Sunday, November 24

UK’s benchmark FTSE 100 edged higher on the last day of trading in 2023, supported by a rise in industrial metal miners and energy stocks on higher copper and crude prices, while a drop in precious metal miners capped gains.

At 09:12 GMT, the blue-chip FTSE 100 (.FTSE) edged 0.2% higher, on track to extend gains to a fifth week. The FTSE 250 mid-cap index (.FTMC) was down 0.2%, although set for a fourth straight week of gains.

Both indexes marked their longest-running weekly streak since early April.

Industrial metal miners (.FTNMX551020) rose 0.5%, leading sectoral gains on higher copper prices as the prospect of U.S. interest rate cuts brightened the outlook for most metals.

Heavyweight oil and gas (.FTNMX601010) added 0.4% on higher oil prices.
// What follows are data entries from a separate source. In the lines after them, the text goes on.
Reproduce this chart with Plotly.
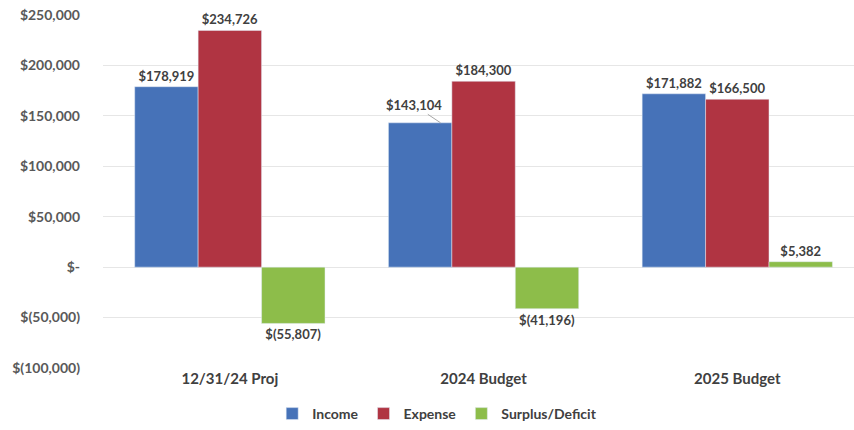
import plotly.graph_objects as go

categories = ["12/31/24 Proj", "2024 Budget", "2025 Budget"]
income = [178919, 143104, 171882]
expense = [234726, 184300, 166500]
surplus = [-55807, -41196, 5382]

tick_vals = [250000, 200000, 150000, 100000, 50000, 0, -50000, -100000]
tick_text = ["$250,000", "$200,000", "$150,000", "$100,000", "$50,000", "$-", "$(50,000)", "$(100,000)"]


def money(v):
    if v < 0:
        return "$({:,})".format(-v)
    return "${:,}".format(v)


FONT = "Lato"
LABEL_COLOR = "#404040"
label_font = dict(family=FONT, size=13, color=LABEL_COLOR, weight=700)

# income label for the middle category is drawn with a leader line
income_text = [money(v) for v in income]
income_text[1] = ""

fig = go.Figure()
fig.add_trace(go.Bar(name="Income", x=categories, y=income, marker_color="#4672B8",
                     text=income_text, textposition="outside", textfont=label_font,
                     cliponaxis=False))
fig.add_trace(go.Bar(name="Expense", x=categories, y=expense, marker_color="#B03442",
                     text=[money(v) for v in expense], textposition="outside", textfont=label_font,
                     cliponaxis=False))
fig.add_trace(go.Bar(name="Surplus/Deficit", x=categories, y=surplus, marker_color="#8DBD4A",
                     text=[money(v) for v in surplus], textposition="outside", textfont=label_font,
                     cliponaxis=False))

fig.add_annotation(x=categories[1], y=income[1], xref="x", yref="y",
                   xshift=-43, text=money(income[1]), showarrow=True,
                   arrowhead=0, arrowwidth=1, arrowcolor="#A6A6A6",
                   ax=-27, ay=-18, font=label_font)

fig.update_layout(
    width=854, height=430,
    margin=dict(l=103, r=0, t=15, b=62),
    paper_bgcolor="white", plot_bgcolor="white",
    barmode="group", bargap=0.25, bargroupgap=0,
    font=dict(family=FONT, color="#595959"),
    showlegend=True,
    legend=dict(orientation="h", x=0.445, xanchor="center", y=-0.085, yanchor="top",
                font=dict(family=FONT, size=14, color="#404040", weight=700),
                itemwidth=30, tracegroupgap=0),
    xaxis=dict(range=[-0.5, 2.46], showgrid=False, showline=False, ticks="",
               tickfont=dict(family=FONT, size=15, color="#404040", weight=700)),
    yaxis=dict(range=[-100000, 250000], tickvals=tick_vals, ticktext=tick_text,
               showgrid=True, gridcolor="#E6E6E6", gridwidth=1, zeroline=False,
               showline=False, ticks="", ticklabelstandoff=22,
               tickfont=dict(family=FONT, size=14, color="#595959", weight=700)),
)

fig.write_html("out.html")
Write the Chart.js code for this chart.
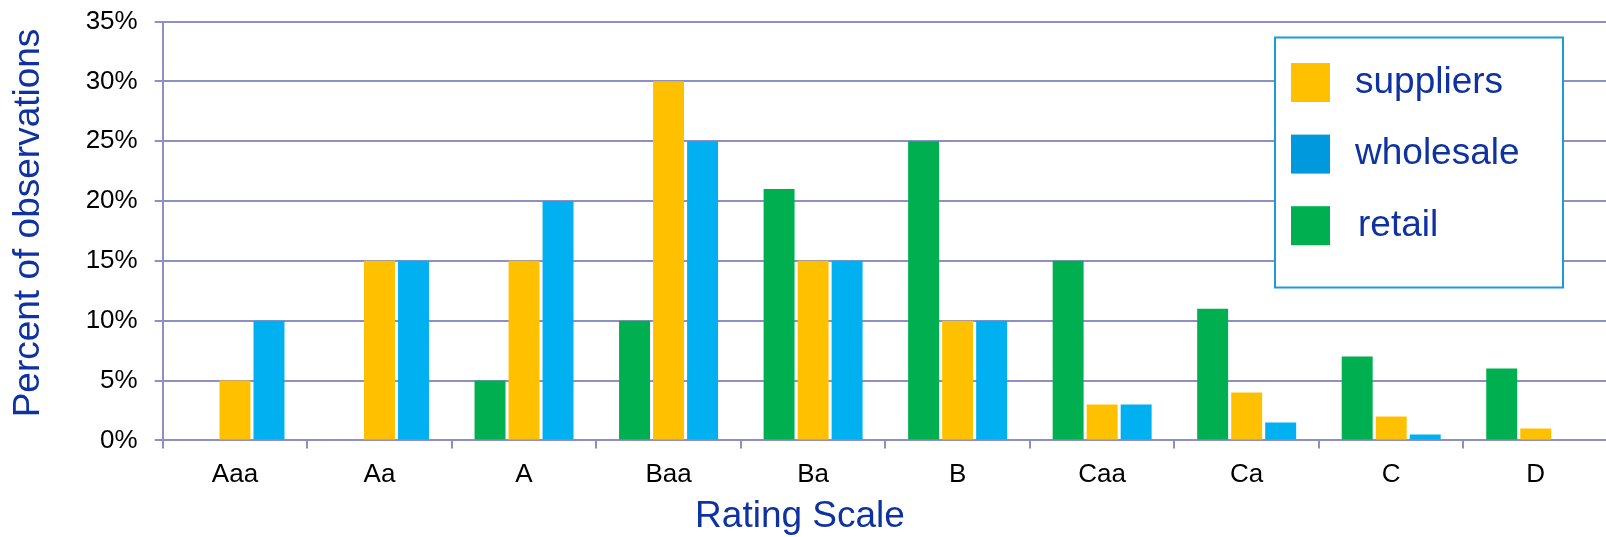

Top decliner precious metal miners (.FTNMX551030) dropped 0.7%, and was on track for a yearly decline of nearly 11%.

Meanwhile, data showed British house prices dropped more than expected in the year but a fall in mortgage rates in recent weeks has led to signs that the market might have bottomed out. The real estate (.FTUB3510) sector slipped 0.4%.

Although battling one of the stickiest inflation trends through the year and almost slipping into a recession by the end of it, British equities were resilient, logging in yearly gains. The FTSE 100 added over 3.5%, its third consecutive yearly gain while mid-cap stocks snapped the previous year’s declines to climb over 4% through 2023.

“So far, it looks as though the FTSE 100 will have moved largely sideways for the year, thanks in large part to extreme uncertainty and the upwards march of interest rates,” said Sophie Lund-Yates, lead equity analyst at Hargreaves Lansdown.

During the year, the aerospace and defence (.FTNMX502010) sector led gains, soaring over 67%.

In company news, iron ore pellet producer Ferrexpo (FXPO.L) shares rose 5.1% after the company posted an end-of-year report.

The UK markets will be closed on January 1, on account of New Year’s holiday.